Your task is to repeat all of the data exactly while excluding the pictures.

>> START

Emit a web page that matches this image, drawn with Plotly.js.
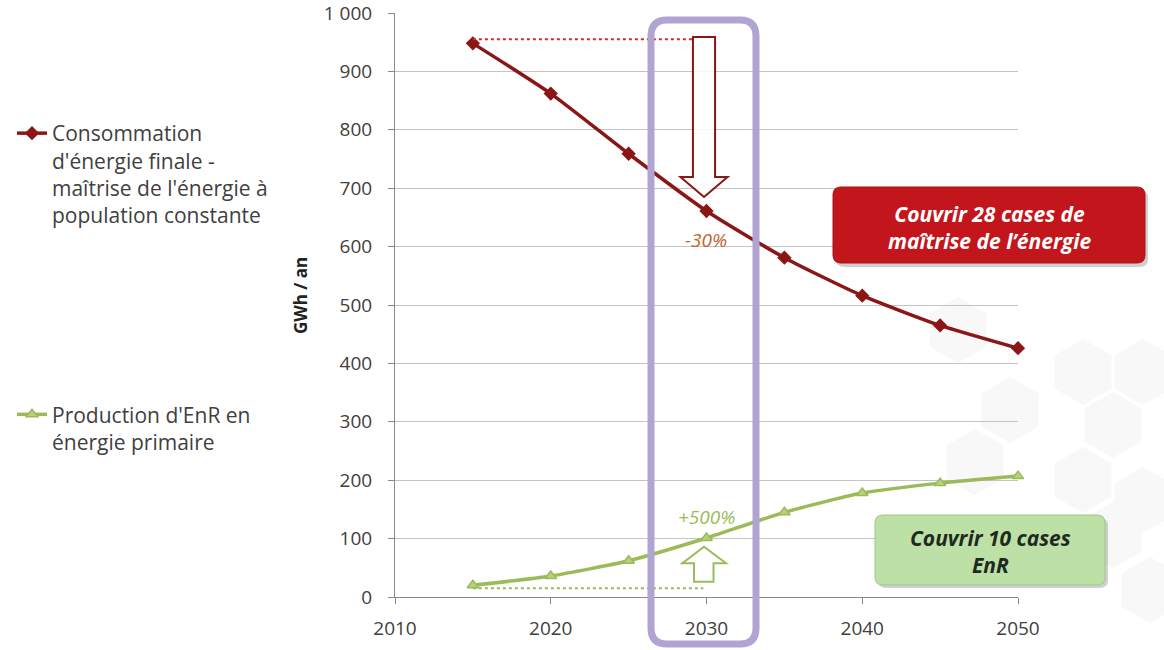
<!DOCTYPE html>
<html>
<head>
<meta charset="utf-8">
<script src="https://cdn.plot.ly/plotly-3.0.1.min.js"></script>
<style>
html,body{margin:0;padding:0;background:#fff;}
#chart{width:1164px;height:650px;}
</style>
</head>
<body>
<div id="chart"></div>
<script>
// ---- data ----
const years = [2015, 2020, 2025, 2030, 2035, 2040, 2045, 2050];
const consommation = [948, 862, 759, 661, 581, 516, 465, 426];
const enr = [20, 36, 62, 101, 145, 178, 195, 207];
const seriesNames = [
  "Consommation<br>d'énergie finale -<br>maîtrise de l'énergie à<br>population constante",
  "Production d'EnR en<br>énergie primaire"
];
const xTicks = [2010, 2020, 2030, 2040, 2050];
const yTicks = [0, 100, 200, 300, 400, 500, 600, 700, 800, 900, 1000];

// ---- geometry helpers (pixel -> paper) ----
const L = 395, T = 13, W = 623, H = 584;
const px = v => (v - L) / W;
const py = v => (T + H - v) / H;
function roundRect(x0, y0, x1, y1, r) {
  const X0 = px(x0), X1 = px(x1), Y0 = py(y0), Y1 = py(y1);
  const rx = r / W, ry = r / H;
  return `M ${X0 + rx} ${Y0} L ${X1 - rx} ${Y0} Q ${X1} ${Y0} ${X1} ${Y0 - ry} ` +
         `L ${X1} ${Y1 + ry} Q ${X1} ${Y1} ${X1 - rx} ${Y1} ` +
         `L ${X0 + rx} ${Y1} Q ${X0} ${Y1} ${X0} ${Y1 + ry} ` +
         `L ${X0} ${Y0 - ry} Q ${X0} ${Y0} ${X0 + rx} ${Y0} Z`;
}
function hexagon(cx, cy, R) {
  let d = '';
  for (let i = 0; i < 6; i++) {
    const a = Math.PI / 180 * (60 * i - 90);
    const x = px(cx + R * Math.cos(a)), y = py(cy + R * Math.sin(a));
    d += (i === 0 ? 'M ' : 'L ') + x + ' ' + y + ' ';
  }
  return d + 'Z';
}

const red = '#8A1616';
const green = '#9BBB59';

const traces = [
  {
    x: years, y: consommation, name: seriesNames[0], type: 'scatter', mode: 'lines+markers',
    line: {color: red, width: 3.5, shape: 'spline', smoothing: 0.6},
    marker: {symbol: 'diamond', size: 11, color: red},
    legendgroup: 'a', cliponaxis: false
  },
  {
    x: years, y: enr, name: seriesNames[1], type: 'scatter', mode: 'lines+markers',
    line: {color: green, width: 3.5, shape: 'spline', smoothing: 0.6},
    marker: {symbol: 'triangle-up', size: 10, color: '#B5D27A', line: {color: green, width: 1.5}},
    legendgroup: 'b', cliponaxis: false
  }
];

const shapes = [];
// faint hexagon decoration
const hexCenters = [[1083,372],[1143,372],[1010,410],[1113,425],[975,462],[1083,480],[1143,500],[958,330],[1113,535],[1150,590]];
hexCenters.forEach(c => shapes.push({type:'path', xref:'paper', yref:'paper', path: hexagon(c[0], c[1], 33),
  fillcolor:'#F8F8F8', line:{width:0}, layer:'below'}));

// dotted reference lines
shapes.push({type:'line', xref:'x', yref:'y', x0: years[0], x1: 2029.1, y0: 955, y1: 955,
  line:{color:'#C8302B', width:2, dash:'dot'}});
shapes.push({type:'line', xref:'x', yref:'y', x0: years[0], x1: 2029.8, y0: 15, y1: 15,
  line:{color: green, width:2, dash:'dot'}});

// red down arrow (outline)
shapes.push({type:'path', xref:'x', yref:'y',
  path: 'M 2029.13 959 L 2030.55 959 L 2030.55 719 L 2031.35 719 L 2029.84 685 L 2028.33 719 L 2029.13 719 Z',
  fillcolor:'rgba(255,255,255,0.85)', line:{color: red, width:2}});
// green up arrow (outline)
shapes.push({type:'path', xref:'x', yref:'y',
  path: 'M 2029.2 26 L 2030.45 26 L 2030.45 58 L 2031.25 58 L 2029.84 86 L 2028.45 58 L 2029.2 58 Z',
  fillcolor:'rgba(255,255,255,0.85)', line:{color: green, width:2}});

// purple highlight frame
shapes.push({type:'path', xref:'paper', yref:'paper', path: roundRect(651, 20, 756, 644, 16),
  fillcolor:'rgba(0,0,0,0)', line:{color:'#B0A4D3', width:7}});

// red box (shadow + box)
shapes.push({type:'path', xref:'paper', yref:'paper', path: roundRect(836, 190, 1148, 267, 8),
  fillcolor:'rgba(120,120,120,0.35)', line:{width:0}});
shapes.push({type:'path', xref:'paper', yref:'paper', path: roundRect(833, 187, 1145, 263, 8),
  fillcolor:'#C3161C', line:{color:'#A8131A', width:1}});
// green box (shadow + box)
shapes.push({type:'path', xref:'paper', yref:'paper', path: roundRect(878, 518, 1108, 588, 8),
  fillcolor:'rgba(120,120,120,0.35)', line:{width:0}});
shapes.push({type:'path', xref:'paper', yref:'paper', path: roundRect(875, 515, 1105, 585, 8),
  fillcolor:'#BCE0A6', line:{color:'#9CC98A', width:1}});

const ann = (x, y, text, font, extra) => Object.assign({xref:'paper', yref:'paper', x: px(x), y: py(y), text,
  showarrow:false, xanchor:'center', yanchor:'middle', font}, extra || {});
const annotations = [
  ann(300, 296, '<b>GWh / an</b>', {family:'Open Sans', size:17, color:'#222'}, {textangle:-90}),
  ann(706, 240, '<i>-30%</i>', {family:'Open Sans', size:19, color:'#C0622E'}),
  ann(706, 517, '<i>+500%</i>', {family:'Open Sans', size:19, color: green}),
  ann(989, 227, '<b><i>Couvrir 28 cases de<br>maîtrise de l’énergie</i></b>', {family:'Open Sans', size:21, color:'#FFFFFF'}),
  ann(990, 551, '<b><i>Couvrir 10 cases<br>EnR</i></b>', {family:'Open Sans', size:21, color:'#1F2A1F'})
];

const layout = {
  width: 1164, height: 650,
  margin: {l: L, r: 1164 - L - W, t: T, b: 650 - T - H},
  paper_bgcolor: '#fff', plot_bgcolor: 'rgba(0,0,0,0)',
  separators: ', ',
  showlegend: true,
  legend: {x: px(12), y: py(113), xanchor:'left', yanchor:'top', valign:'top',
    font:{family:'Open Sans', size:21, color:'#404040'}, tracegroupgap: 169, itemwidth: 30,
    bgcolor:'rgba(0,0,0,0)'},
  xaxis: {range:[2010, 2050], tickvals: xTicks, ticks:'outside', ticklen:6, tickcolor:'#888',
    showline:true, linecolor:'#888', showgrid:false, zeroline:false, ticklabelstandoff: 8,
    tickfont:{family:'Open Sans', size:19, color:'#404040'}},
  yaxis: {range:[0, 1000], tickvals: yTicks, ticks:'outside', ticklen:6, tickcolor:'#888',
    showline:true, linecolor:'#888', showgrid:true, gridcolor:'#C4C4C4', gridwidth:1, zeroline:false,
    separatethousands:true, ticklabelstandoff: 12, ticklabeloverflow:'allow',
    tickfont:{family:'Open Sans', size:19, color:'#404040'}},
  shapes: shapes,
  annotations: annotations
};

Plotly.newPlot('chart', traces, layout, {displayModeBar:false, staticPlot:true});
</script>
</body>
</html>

>> END

RESPONSE TO THE TASK
Emit a web page that matches this image, drawn with Plotly.js.
<!DOCTYPE html>
<html>
<head>
<meta charset="utf-8">
<script src="https://cdn.plot.ly/plotly-3.0.1.min.js"></script>
<style>
html,body{margin:0;padding:0;background:#fff;}
#chart{width:1164px;height:650px;}
</style>
</head>
<body>
<div id="chart"></div>
<script>
// ---- data ----
const years = [2015, 2020, 2025, 2030, 2035, 2040, 2045, 2050];
const consommation = [948, 862, 759, 661, 581, 516, 465, 426];
const enr = [20, 36, 62, 101, 145, 178, 195, 207];
const seriesNames = [
  "Consommation<br>d'énergie finale -<br>maîtrise de l'énergie à<br>population constante",
  "Production d'EnR en<br>énergie primaire"
];
const xTicks = [2010, 2020, 2030, 2040, 2050];
const yTicks = [0, 100, 200, 300, 400, 500, 600, 700, 800, 900, 1000];

// ---- geometry helpers (pixel -> paper) ----
const L = 395, T = 13, W = 623, H = 584;
const px = v => (v - L) / W;
const py = v => (T + H - v) / H;
function roundRect(x0, y0, x1, y1, r) {
  const X0 = px(x0), X1 = px(x1), Y0 = py(y0), Y1 = py(y1);
  const rx = r / W, ry = r / H;
  return `M ${X0 + rx} ${Y0} L ${X1 - rx} ${Y0} Q ${X1} ${Y0} ${X1} ${Y0 - ry} ` +
         `L ${X1} ${Y1 + ry} Q ${X1} ${Y1} ${X1 - rx} ${Y1} ` +
         `L ${X0 + rx} ${Y1} Q ${X0} ${Y1} ${X0} ${Y1 + ry} ` +
         `L ${X0} ${Y0 - ry} Q ${X0} ${Y0} ${X0 + rx} ${Y0} Z`;
}
function hexagon(cx, cy, R) {
  let d = '';
  for (let i = 0; i < 6; i++) {
    const a = Math.PI / 180 * (60 * i - 90);
    const x = px(cx + R * Math.cos(a)), y = py(cy + R * Math.sin(a));
    d += (i === 0 ? 'M ' : 'L ') + x + ' ' + y + ' ';
  }
  return d + 'Z';
}

const red = '#8A1616';
const green = '#9BBB59';

const traces = [
  {
    x: years, y: consommation, name: seriesNames[0], type: 'scatter', mode: 'lines+markers',
    line: {color: red, width: 3.5, shape: 'spline', smoothing: 0.6},
    marker: {symbol: 'diamond', size: 11, color: red},
    legendgroup: 'a', cliponaxis: false
  },
  {
    x: years, y: enr, name: seriesNames[1], type: 'scatter', mode: 'lines+markers',
    line: {color: green, width: 3.5, shape: 'spline', smoothing: 0.6},
    marker: {symbol: 'triangle-up', size: 10, color: '#B5D27A', line: {color: green, width: 1.5}},
    legendgroup: 'b', cliponaxis: false
  }
];

const shapes = [];
// faint hexagon decoration
const hexCenters = [[1083,372],[1143,372],[1010,410],[1113,425],[975,462],[1083,480],[1143,500],[958,330],[1113,535],[1150,590]];
hexCenters.forEach(c => shapes.push({type:'path', xref:'paper', yref:'paper', path: hexagon(c[0], c[1], 33),
  fillcolor:'#F8F8F8', line:{width:0}, layer:'below'}));

// dotted reference lines
shapes.push({type:'line', xref:'x', yref:'y', x0: years[0], x1: 2029.1, y0: 955, y1: 955,
  line:{color:'#C8302B', width:2, dash:'dot'}});
shapes.push({type:'line', xref:'x', yref:'y', x0: years[0], x1: 2029.8, y0: 15, y1: 15,
  line:{color: green, width:2, dash:'dot'}});

// red down arrow (outline)
shapes.push({type:'path', xref:'x', yref:'y',
  path: 'M 2029.13 959 L 2030.55 959 L 2030.55 719 L 2031.35 719 L 2029.84 685 L 2028.33 719 L 2029.13 719 Z',
  fillcolor:'rgba(255,255,255,0.85)', line:{color: red, width:2}});
// green up arrow (outline)
shapes.push({type:'path', xref:'x', yref:'y',
  path: 'M 2029.2 26 L 2030.45 26 L 2030.45 58 L 2031.25 58 L 2029.84 86 L 2028.45 58 L 2029.2 58 Z',
  fillcolor:'rgba(255,255,255,0.85)', line:{color: green, width:2}});

// purple highlight frame
shapes.push({type:'path', xref:'paper', yref:'paper', path: roundRect(651, 20, 756, 644, 16),
  fillcolor:'rgba(0,0,0,0)', line:{color:'#B0A4D3', width:7}});

// red box (shadow + box)
shapes.push({type:'path', xref:'paper', yref:'paper', path: roundRect(836, 190, 1148, 267, 8),
  fillcolor:'rgba(120,120,120,0.35)', line:{width:0}});
shapes.push({type:'path', xref:'paper', yref:'paper', path: roundRect(833, 187, 1145, 263, 8),
  fillcolor:'#C3161C', line:{color:'#A8131A', width:1}});
// green box (shadow + box)
shapes.push({type:'path', xref:'paper', yref:'paper', path: roundRect(878, 518, 1108, 588, 8),
  fillcolor:'rgba(120,120,120,0.35)', line:{width:0}});
shapes.push({type:'path', xref:'paper', yref:'paper', path: roundRect(875, 515, 1105, 585, 8),
  fillcolor:'#BCE0A6', line:{color:'#9CC98A', width:1}});

const ann = (x, y, text, font, extra) => Object.assign({xref:'paper', yref:'paper', x: px(x), y: py(y), text,
  showarrow:false, xanchor:'center', yanchor:'middle', font}, extra || {});
const annotations = [
  ann(300, 296, '<b>GWh / an</b>', {family:'Open Sans', size:17, color:'#222'}, {textangle:-90}),
  ann(706, 240, '<i>-30%</i>', {family:'Open Sans', size:19, color:'#C0622E'}),
  ann(706, 517, '<i>+500%</i>', {family:'Open Sans', size:19, color: green}),
  ann(989, 227, '<b><i>Couvrir 28 cases de<br>maîtrise de l’énergie</i></b>', {family:'Open Sans', size:21, color:'#FFFFFF'}),
  ann(990, 551, '<b><i>Couvrir 10 cases<br>EnR</i></b>', {family:'Open Sans', size:21, color:'#1F2A1F'})
];

const layout = {
  width: 1164, height: 650,
  margin: {l: L, r: 1164 - L - W, t: T, b: 650 - T - H},
  paper_bgcolor: '#fff', plot_bgcolor: 'rgba(0,0,0,0)',
  separators: ', ',
  showlegend: true,
  legend: {x: px(12), y: py(113), xanchor:'left', yanchor:'top', valign:'top',
    font:{family:'Open Sans', size:21, color:'#404040'}, tracegroupgap: 169, itemwidth: 30,
    bgcolor:'rgba(0,0,0,0)'},
  xaxis: {range:[2010, 2050], tickvals: xTicks, ticks:'outside', ticklen:6, tickcolor:'#888',
    showline:true, linecolor:'#888', showgrid:false, zeroline:false, ticklabelstandoff: 8,
    tickfont:{family:'Open Sans', size:19, color:'#404040'}},
  yaxis: {range:[0, 1000], tickvals: yTicks, ticks:'outside', ticklen:6, tickcolor:'#888',
    showline:true, linecolor:'#888', showgrid:true, gridcolor:'#C4C4C4', gridwidth:1, zeroline:false,
    separatethousands:true, ticklabelstandoff: 12, ticklabeloverflow:'allow',
    tickfont:{family:'Open Sans', size:19, color:'#404040'}},
  shapes: shapes,
  annotations: annotations
};

Plotly.newPlot('chart', traces, layout, {displayModeBar:false, staticPlot:true});
</script>
</body>
</html>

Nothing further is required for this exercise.